→ Required task
Copy the lines below as they are; omit the images they contain.

→ Stored data
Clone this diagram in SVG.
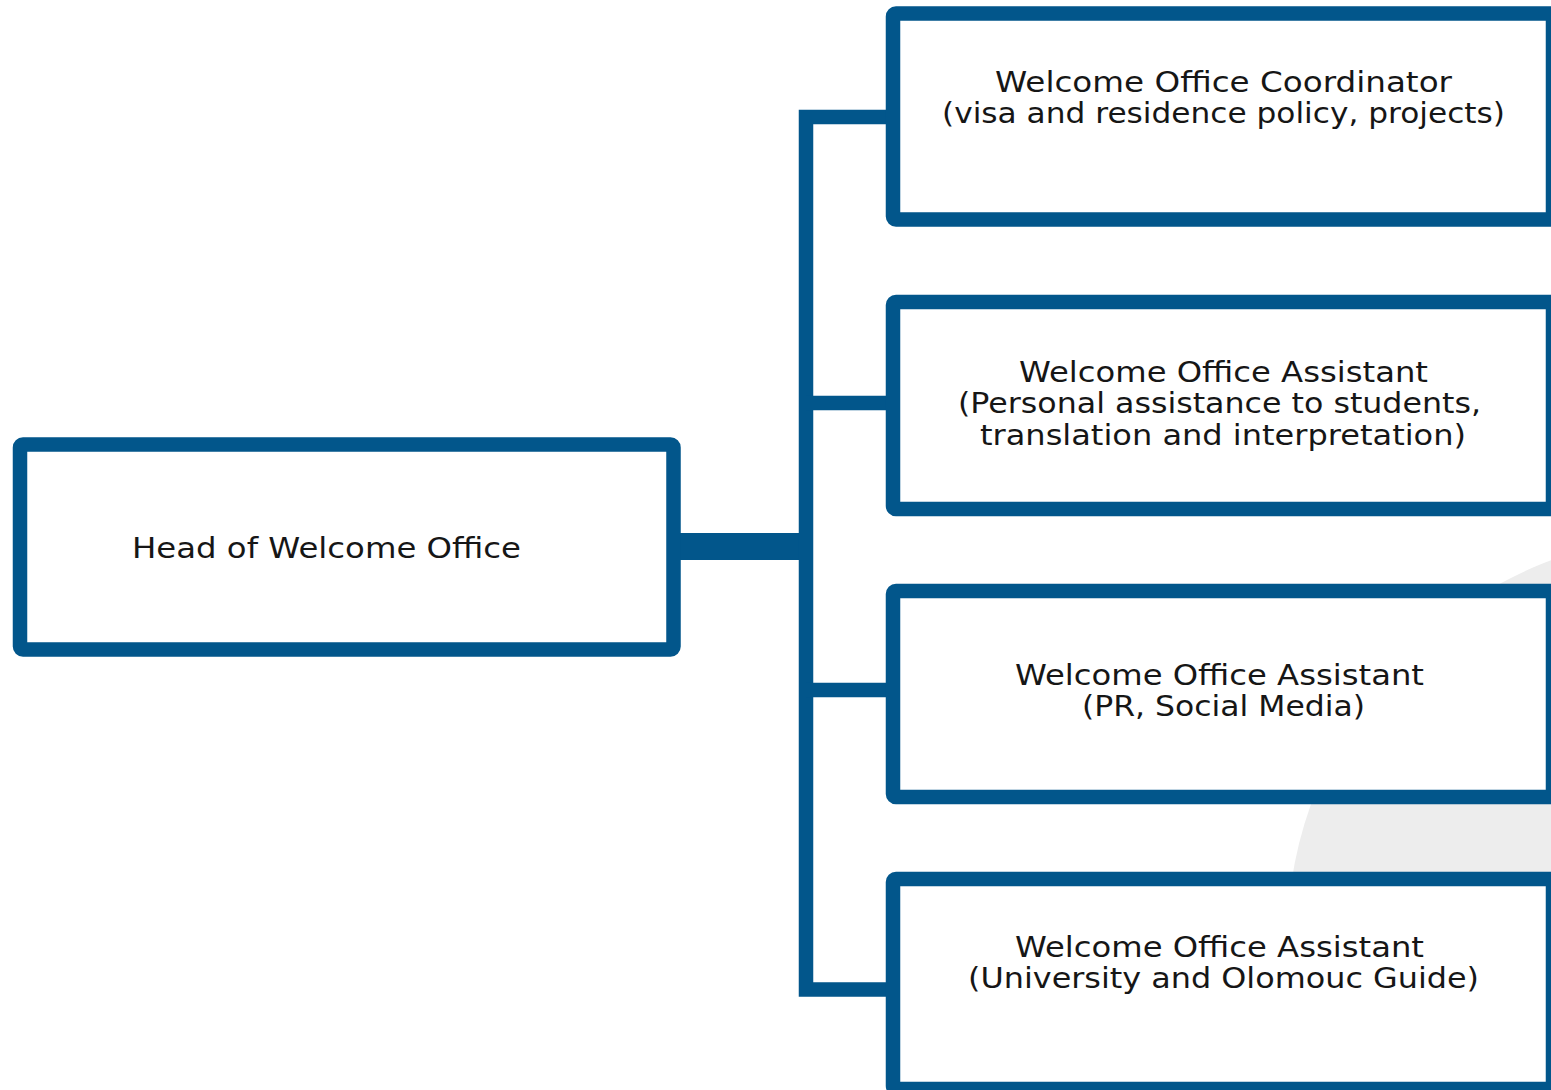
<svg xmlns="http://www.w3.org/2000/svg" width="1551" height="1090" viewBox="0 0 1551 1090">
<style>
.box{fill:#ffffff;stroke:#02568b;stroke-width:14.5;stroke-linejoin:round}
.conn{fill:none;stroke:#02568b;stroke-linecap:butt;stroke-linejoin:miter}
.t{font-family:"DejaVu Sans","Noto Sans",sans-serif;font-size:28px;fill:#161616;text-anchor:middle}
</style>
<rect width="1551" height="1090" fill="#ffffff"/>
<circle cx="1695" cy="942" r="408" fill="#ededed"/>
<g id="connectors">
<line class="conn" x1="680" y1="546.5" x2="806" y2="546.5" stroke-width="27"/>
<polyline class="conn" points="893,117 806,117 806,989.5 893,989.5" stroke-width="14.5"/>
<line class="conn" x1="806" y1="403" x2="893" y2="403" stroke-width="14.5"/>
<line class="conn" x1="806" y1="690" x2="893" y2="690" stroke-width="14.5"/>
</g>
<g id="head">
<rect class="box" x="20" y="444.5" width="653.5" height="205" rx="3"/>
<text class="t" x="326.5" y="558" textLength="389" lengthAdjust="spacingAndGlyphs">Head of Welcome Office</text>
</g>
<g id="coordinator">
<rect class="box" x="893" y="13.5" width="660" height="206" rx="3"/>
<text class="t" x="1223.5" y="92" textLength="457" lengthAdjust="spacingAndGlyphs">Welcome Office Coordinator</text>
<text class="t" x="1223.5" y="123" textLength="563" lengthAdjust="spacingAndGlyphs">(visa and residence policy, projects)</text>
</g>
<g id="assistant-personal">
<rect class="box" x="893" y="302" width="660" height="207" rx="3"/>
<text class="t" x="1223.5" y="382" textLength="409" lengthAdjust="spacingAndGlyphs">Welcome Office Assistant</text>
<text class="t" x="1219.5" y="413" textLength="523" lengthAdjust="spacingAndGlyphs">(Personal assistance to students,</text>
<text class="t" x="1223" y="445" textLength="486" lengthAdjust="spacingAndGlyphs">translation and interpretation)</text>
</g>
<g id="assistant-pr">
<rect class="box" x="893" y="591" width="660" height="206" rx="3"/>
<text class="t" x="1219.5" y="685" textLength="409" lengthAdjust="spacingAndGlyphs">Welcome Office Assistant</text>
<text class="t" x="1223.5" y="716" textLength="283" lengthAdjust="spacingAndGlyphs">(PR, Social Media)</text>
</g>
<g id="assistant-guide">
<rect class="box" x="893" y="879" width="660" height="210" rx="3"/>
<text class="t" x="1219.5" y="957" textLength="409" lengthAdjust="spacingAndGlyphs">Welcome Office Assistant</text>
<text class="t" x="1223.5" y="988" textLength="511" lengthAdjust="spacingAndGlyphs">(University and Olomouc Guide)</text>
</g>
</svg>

→ Result of this exercise
Clone this diagram in SVG.
<svg xmlns="http://www.w3.org/2000/svg" width="1551" height="1090" viewBox="0 0 1551 1090">
<style>
.box{fill:#ffffff;stroke:#02568b;stroke-width:14.5;stroke-linejoin:round}
.conn{fill:none;stroke:#02568b;stroke-linecap:butt;stroke-linejoin:miter}
.t{font-family:"DejaVu Sans","Noto Sans",sans-serif;font-size:28px;fill:#161616;text-anchor:middle}
</style>
<rect width="1551" height="1090" fill="#ffffff"/>
<circle cx="1695" cy="942" r="408" fill="#ededed"/>
<g id="connectors">
<line class="conn" x1="680" y1="546.5" x2="806" y2="546.5" stroke-width="27"/>
<polyline class="conn" points="893,117 806,117 806,989.5 893,989.5" stroke-width="14.5"/>
<line class="conn" x1="806" y1="403" x2="893" y2="403" stroke-width="14.5"/>
<line class="conn" x1="806" y1="690" x2="893" y2="690" stroke-width="14.5"/>
</g>
<g id="head">
<rect class="box" x="20" y="444.5" width="653.5" height="205" rx="3"/>
<text class="t" x="326.5" y="558" textLength="389" lengthAdjust="spacingAndGlyphs">Head of Welcome Office</text>
</g>
<g id="coordinator">
<rect class="box" x="893" y="13.5" width="660" height="206" rx="3"/>
<text class="t" x="1223.5" y="92" textLength="457" lengthAdjust="spacingAndGlyphs">Welcome Office Coordinator</text>
<text class="t" x="1223.5" y="123" textLength="563" lengthAdjust="spacingAndGlyphs">(visa and residence policy, projects)</text>
</g>
<g id="assistant-personal">
<rect class="box" x="893" y="302" width="660" height="207" rx="3"/>
<text class="t" x="1223.5" y="382" textLength="409" lengthAdjust="spacingAndGlyphs">Welcome Office Assistant</text>
<text class="t" x="1219.5" y="413" textLength="523" lengthAdjust="spacingAndGlyphs">(Personal assistance to students,</text>
<text class="t" x="1223" y="445" textLength="486" lengthAdjust="spacingAndGlyphs">translation and interpretation)</text>
</g>
<g id="assistant-pr">
<rect class="box" x="893" y="591" width="660" height="206" rx="3"/>
<text class="t" x="1219.5" y="685" textLength="409" lengthAdjust="spacingAndGlyphs">Welcome Office Assistant</text>
<text class="t" x="1223.5" y="716" textLength="283" lengthAdjust="spacingAndGlyphs">(PR, Social Media)</text>
</g>
<g id="assistant-guide">
<rect class="box" x="893" y="879" width="660" height="210" rx="3"/>
<text class="t" x="1219.5" y="957" textLength="409" lengthAdjust="spacingAndGlyphs">Welcome Office Assistant</text>
<text class="t" x="1223.5" y="988" textLength="511" lengthAdjust="spacingAndGlyphs">(University and Olomouc Guide)</text>
</g>
</svg>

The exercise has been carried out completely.